Inside Politics

When should a private issue become public?

The Canadian Press has a look back at questions over Jack Layton's health one year after his death. The story raises interesting questions about why Canadians get so angry at reporters who ask politicians whether they are up to running a country in the wake of a major illness.

As most people will remember, Layton was upfront when he discovered he had prostate cancer in 2010. But two years later, in March, 2011, he underwent surgery on his hip. This came after weeks where he appeared unwell, relying on a cane and sweating profusely if he had to stand for too long. By the end of that month, the day the government fell and the country was about to face the 2011 election, he assured reporters he was fine, joking that he wasn't sure what more proof he could offer without stripping naked so the media could examine him.

A few have suggested the media didn't do enough in telling the public what was going on with Layton's health. And yet reporters were asking him about his health, so, if he wasn't answering, what more could they do? Were there other options?

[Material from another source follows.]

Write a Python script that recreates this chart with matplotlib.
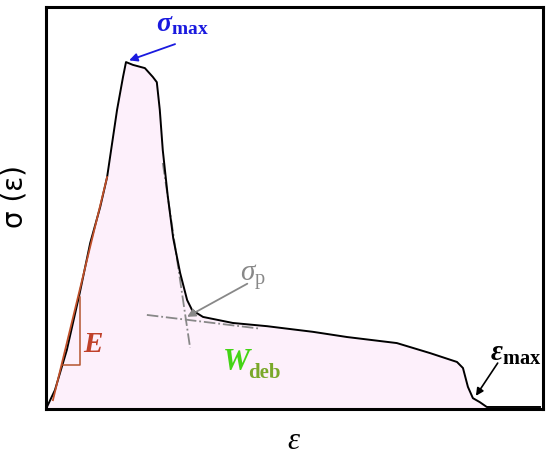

One journalist who wrote about his questions over Layton's health during the election, however, tells CP in the same story that he had overwhelmingly negative feedback from readers, who felt it was a private issue.

"To some of them, which is shocking to me, if Mr. Layton did run knowing his odds were grim, well it was up to him and we had nothing to say. All in all, I'd say that a very large majority of my readers thought it was not a matter for reporters to discuss or question," La Presse's Patrick Lagace told CP.

The story also quotes Dr. Lawrence Altman, the New York Times' medical reporter, who says it's up to the public to decide whether an illness disqualifies someone from public office - but that the electorate must have that information.

Altman points to the United States, where presidential candidates and presidents are subject to medical examinations and a general summary of the results are made public. In that case, however, voters choose the president directly. In Canada, voters technically cast ballots for a local MP, and the leader of the party with the most MPs elected becomes prime minister.

But while Canadians are represented in the House of Commons by an individual MP, they often look to party leaders when deciding how to vote. Layton and the NDP were evidence of that after several New Democrats were elected with little to no campaigning.

All of which raises questions voters may have to answer: why don't we want to know more about our political leaders' health? Do politicians have a responsibility to be open about those issues during an election? And do politicians have a right to run for office if they know they may not fulfill their term?